While not technically expiring an IOC, an alternate approach for IOCs where you can’t use an end date, and a score isn’t available, is to use tagging in the source event, e.g., here’s an example within MISP of using a custom label which is then applied as an exclude filter in the YARA-L rule.

Using custom tagging to suppress an IOC from generating YARA-L Detection Alert

IOC expiration isn’t complex, but it’s not easy or straight forward either.

Conclusions

Within your TIP it is critical to pre-curate and filter your IOCs before deploying to production. Ideally your TIP includes a Warning Lists, or similar functionality, to notify you of low quality IOC matches so as you can vet before deployment into production.

Another key consideration when it comes to Chronicle SecOps platform is that Chronicle SIEM’s Detection Engine can generate a very large number of Detection Alerts, very quickly. While Chronicle SOAR includes Case Overflow functionality you can generate thousands of cases quickly which, apart from annoying your SOC, can cause backlogs and prevent playbooks from executing in a timely manner.
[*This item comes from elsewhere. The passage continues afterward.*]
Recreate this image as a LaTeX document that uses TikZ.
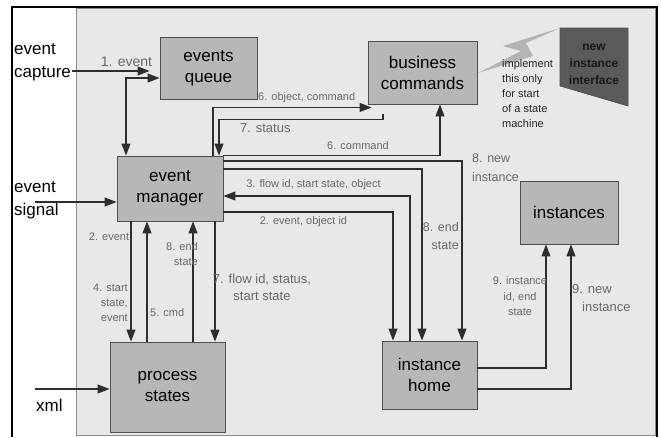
\documentclass[tikz,border=0pt]{standalone}
\usepackage{fontspec}
\setmainfont{Liberation Sans}
\usetikzlibrary{arrows.meta,calc}
\definecolor{panelfill}{HTML}{E8E8E8}
\definecolor{panelline}{HTML}{8A8A8A}
\definecolor{boxfill}{HTML}{B7B7B7}
\definecolor{boxline}{HTML}{505050}
\definecolor{linecol}{HTML}{2E2E2E}
\definecolor{lblcol}{HTML}{6A6A6A}
\definecolor{darkbox}{HTML}{5A5A5A}
\definecolor{boltfill}{HTML}{B4B4B4}

\begin{document}
\begin{tikzpicture}[x=1pt,y=-1pt,
  box/.style={draw=boxline, fill=boxfill, line width=0.9pt, inner sep=0pt,
              align=center, font=\fontsize{17}{21}\selectfont},
  conn/.style={draw=linecol, line width=1.1pt, -{Triangle[length=12pt,width=9pt]}},
  conn2/.style={draw=linecol, line width=1.1pt,
                {Triangle[length=12pt,width=9pt]}-{Triangle[length=12pt,width=9pt]}},
  lbl/.style={text=lblcol, inner sep=0pt, font=\fontsize{11}{15}\selectfont},
  side/.style={inner sep=0pt, align=left, font=\fontsize{17}{23.5}\selectfont}
]
\useasboundingbox (0,0) rectangle (661,437);
\fill[white] (0,0) rectangle (661,437);

% outer frame and shaded system area
\fill[panelfill] (76,8) rectangle (655,435);
\draw[panelline, line width=1pt] (76,8) rectangle (655,435);
\draw[black, line width=2pt] (12,437) -- (12,7) -- (657,7) -- (657,437);

% external inputs
\node[side, anchor=north west] (capt) at (14,43) {event\\capture};
\node[side, anchor=north west] (sig) at (14,181) {event\\signal};
\node[side, anchor=west] (xmlin) at (36,405) {xml};

% components
\node[box, minimum width=97pt, minimum height=62pt] (eq) at (208.5,68) {events\\queue};
\node[box, minimum width=109pt, minimum height=63pt] (bc) at (422.5,72.5) {business\\commands};
\node[box, minimum width=106pt, minimum height=65pt] (em) at (170,188.5) {event\\manager};
\node[box, minimum width=115pt, minimum height=90pt] (ps) at (167.5,387) {process\\states};
\node[box, minimum width=95pt, minimum height=68pt] (ih) at (429.5,375) {instance\\home};
\node[box, minimum width=98pt, minimum height=63pt] (inst) at (569,212.5) {instances};

% new instance interface and its callout
\fill[darkbox] (560,28) -- (628,28) -- (628,106) -- (560,86) -- cycle;
\draw[black!70, line width=0.6pt] (560,28) -- (628,28) -- (628,106) -- (560,86) -- cycle;
\node[inner sep=0pt, align=center, text=black!90,
      font=\bfseries\fontsize{12}{17}\selectfont] (nii) at (594,64) {new\\instance\\interface};
\fill[boltfill] (478,73) -- (521,51) -- (503,46) -- (560,28) -- (526,43) -- (533,56) -- cycle;
\node[inner sep=0pt, anchor=west, align=left, text=black!85,
      font=\fontsize{11}{15.2}\selectfont] (note) at (502,93.5)
      {implement\\this only\\for start\\of a state\\machine};

% inputs
\coordinate (capIn) at (72,71);
\coordinate (sigIn) at (35,202);
\coordinate (xmlIn) at (35,389);
\draw[conn, shorten >=10pt] (capIn) -- (eq.west |- capIn);
\node[lbl, font=\fontsize{14}{16}\selectfont] (l1) at (126.5,62) {1. event};
\draw[conn2] (eq.west |- 0,78) -| (em.north -| 126,0);
\draw[conn] (sigIn) -- (em.west |- sigIn);
\draw[conn] (xmlIn) -- (ps.west |- xmlIn);

% event manager <-> process states
\draw[conn] (em.south -| 131,0) -- (ps.north -| 131,0);
\draw[conn] (ps.north -| 147,0) -- (em.south -| 147,0);
\draw[conn] (ps.north -| 193,0) -- (em.south -| 193,0);
\draw[conn] (em.south -| 215,0) -- (ps.north -| 215,0);
\node[lbl] (l2a) at (109,237) {2. event};
\node[lbl, anchor=east, align=right] (l4) at (128,303) {4. start\\state,\\event};
\node[lbl, anchor=west] (l5) at (150,313) {5. cmd};
\node[lbl, anchor=east, align=right] (l8a) at (198,254.5) {8. end\\state};
\node[lbl, align=center, font=\fontsize{13}{17}\selectfont] (l7a) at (262,287.5)
      {7. flow id, status,\\ start state};

% event manager <-> business commands
\draw[conn] (em.north -| 213,0) |- ($(bc.south west)+(4,3)$);
\node[lbl, anchor=west] (l6a) at (258,98) {6. object, command};
\draw[conn] ($(bc.south)+(-39.5,10)$) -- ++(0,5) -| (em.north -| 219,0);
\node[lbl, anchor=west, font=\fontsize{13}{16}\selectfont] (l7b) at (240,128) {7. status};
\draw[conn] (em.north east) -| (bc.south -| 440,0);
\node[lbl] (l6b) at (358,146) {6. command};

% event manager <-> instance home
\draw[conn] (em.east |- 0,161) -| (ih.north -| 462,0);
\node[lbl, anchor=west, align=left, font=\fontsize{12.5}{19}\selectfont] (l8b) at (472,167.5)
      {8. new\\instance};
\draw[conn] (em.east |- 0,169) -| (ih.north -| 422,0);
\node[lbl, anchor=east, align=right, font=\fontsize{12.5}{18}\selectfont] (l8c) at (459,236)
      {8. end\\state};
\draw[conn] (ih.north -| 410,0) |- (em.east |- 0,196);
\node[lbl] (l3) at (313.5,185) {3. flow id, start state, object};
\draw[conn] (em.east |- 0,212) -| (ih.north -| 393,0);
\node[lbl] (l2b) at (303.5,222) {2. event, object id};

% instance home -> instances
\draw[conn] (ih.east |- 0,368) -| (inst.south -| 546,0);
\node[lbl, align=center, font=\fontsize{11}{15.5}\selectfont] (l9a) at (520,296.5)
      {9. instance\\id, end\\state};
\draw[conn] (ih.east |- 0,389) -| (inst.south -| 571,0);
\node[lbl, anchor=west, align=left, font=\fontsize{13}{18}\selectfont] (l9b) at (572,298)
      {9. new\\\hspace*{10pt}instance};
\end{tikzpicture}
\end{document}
For all these reasons and above, this is where one of the Enterprise+ features of Chronicle SecOps, Applied Threat Intel, is of great value as the curation, vetting, and decay of IOCs, from sources such as Google and Mandiant, is applied automatically on your data in Chronicle SIEM.

However, when using your own CTI, hopefully the above helps to demystify the important yet mysterious Entity Graph, and how IOC matching in Chronicle SIEM works.